The STOPLight

Volume 7, Number 3
December 1996
© Copyright 2003 Adults Saving Kids

Barriers make leaving difficult

Prostitution is a severe form of violence and oppression. The four main factors that make a person vulnerable to being used in the sex industry are sexism, racism, and poverty, and child sexual abuse. Women, youth, and young men in prostitution are battered individuals. They are battered not by one person, but by hundreds. Aside from being sexually and physically battered every time they turn a trick, they are harmed spiritually and emotionally as well.

In 1991, the Minnesota Coalition for Battered Women passed a resolution identifying prostitution as a form of battering and acknowledging that prostituted women should be entitled to all the resources given to other battered women. As with domestic abuse, the reasons it is hard for women to leave prostitution include fear, having children in common, finances, a dependent relationship, low self-esteem, and no place to go.

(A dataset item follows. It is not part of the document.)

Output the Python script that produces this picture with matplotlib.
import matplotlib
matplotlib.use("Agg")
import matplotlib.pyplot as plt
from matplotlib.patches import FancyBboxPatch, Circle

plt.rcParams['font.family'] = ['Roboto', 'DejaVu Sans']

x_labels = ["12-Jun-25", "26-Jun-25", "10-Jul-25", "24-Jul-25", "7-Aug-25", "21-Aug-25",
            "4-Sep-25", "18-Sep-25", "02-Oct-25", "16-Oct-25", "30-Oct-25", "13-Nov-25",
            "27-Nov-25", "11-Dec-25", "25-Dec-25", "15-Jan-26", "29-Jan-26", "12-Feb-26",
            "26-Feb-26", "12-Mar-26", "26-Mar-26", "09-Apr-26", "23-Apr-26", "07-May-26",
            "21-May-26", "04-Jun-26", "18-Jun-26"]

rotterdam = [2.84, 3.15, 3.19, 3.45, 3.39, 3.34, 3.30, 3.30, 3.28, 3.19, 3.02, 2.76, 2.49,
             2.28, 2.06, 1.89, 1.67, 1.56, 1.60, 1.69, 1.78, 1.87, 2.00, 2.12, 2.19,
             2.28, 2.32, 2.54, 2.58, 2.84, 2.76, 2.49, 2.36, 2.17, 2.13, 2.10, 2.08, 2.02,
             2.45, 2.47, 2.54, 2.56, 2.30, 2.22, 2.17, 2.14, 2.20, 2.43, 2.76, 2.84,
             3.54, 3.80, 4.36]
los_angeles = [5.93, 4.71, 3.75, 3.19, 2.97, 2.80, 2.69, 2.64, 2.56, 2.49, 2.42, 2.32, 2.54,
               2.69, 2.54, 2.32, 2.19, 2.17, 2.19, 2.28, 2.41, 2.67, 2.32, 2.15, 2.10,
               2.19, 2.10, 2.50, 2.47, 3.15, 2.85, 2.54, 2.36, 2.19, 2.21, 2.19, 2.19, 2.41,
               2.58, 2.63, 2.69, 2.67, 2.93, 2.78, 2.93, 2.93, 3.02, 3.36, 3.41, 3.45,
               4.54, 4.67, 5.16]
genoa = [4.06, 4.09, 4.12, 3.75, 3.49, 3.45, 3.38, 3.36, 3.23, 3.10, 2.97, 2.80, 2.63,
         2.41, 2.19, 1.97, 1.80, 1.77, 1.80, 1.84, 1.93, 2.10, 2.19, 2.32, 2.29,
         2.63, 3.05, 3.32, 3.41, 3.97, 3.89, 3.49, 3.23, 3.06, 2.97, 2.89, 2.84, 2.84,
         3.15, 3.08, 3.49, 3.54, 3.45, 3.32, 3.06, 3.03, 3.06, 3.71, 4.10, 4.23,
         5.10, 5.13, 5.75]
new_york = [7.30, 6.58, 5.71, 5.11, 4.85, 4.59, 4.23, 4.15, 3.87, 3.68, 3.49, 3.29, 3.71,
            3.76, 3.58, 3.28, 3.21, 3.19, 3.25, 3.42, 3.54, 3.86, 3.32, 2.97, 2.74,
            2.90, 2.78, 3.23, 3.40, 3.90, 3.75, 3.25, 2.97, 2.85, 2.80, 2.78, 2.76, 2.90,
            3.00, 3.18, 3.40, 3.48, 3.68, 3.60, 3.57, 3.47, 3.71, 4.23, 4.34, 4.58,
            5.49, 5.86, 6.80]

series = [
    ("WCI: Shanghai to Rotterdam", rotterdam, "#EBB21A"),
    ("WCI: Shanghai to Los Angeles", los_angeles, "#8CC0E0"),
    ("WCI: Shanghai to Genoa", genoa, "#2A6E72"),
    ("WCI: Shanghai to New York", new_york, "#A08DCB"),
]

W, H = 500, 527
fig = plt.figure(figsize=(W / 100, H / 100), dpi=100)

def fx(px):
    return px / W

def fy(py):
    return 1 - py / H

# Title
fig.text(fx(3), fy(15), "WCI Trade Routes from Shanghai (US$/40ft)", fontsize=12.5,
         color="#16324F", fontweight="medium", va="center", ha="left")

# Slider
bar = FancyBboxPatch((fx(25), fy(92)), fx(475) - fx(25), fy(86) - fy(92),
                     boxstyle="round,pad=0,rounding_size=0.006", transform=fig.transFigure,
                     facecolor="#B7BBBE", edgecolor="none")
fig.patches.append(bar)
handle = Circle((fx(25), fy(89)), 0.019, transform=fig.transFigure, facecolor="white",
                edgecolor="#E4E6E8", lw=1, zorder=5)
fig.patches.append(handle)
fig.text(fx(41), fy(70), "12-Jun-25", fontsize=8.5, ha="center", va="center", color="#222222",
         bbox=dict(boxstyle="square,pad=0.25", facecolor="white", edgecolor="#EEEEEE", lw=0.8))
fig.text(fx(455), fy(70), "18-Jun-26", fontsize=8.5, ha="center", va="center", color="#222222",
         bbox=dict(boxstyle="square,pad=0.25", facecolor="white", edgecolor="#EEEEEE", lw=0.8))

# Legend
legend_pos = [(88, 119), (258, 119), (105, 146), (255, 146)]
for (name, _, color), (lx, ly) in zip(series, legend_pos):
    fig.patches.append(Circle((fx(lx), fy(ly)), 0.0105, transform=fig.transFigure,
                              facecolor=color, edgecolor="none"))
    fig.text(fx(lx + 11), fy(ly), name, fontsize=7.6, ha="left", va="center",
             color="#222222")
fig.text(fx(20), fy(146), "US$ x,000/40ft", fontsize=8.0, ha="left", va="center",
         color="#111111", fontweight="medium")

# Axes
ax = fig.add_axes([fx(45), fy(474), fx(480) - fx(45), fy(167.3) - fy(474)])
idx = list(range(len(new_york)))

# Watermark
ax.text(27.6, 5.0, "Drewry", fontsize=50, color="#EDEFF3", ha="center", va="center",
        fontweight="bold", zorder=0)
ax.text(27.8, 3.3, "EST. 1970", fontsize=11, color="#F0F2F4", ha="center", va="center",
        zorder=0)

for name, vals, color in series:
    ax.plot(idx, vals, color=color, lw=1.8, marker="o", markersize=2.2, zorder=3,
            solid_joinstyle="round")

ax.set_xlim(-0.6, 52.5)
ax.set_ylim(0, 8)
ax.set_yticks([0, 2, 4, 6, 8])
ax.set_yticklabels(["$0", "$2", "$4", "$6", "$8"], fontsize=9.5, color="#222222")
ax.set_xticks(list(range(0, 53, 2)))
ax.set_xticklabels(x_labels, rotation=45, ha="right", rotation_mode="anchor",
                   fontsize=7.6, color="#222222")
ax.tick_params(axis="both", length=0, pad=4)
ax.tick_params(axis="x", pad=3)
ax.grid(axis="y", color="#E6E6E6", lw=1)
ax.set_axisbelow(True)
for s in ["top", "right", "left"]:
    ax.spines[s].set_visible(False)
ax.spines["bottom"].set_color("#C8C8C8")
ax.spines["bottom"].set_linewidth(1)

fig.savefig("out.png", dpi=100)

Founded in 1978 by a survivor and her counselor at Family & Children’s Services, PRIDE is one of the oldest programs in the country for people wanting help to get out of prostitution. Kristin Berg, program supervisor for PRIDE, recently spoke about the barriers women face in trying to get out of prostitution. Although the average age of entry into prostitution is 14, no matter what age she is when she tries to leave multiple barriers and dangers confront her.

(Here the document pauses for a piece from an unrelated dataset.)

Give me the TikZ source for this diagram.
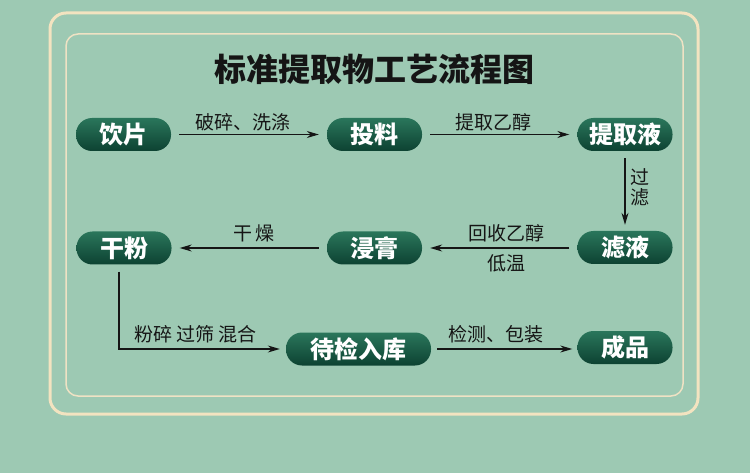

The majority of people in prostitution turn to hard drugs to dull the pain of their existence. The addiction then becomes a barrier to getting out because prostitution pays for the drugs.

Lack of education and job skills is a huge obstacle to leaving prostitution. Many people in prostitution have not even completed eighth grade. They don’t have job skills or a work history so when they try to get a job there is nothing to put on an application—often not even a home address. They may also have a history of criminal offenses for prostitution, drugs, forgery, fraud or property crimes.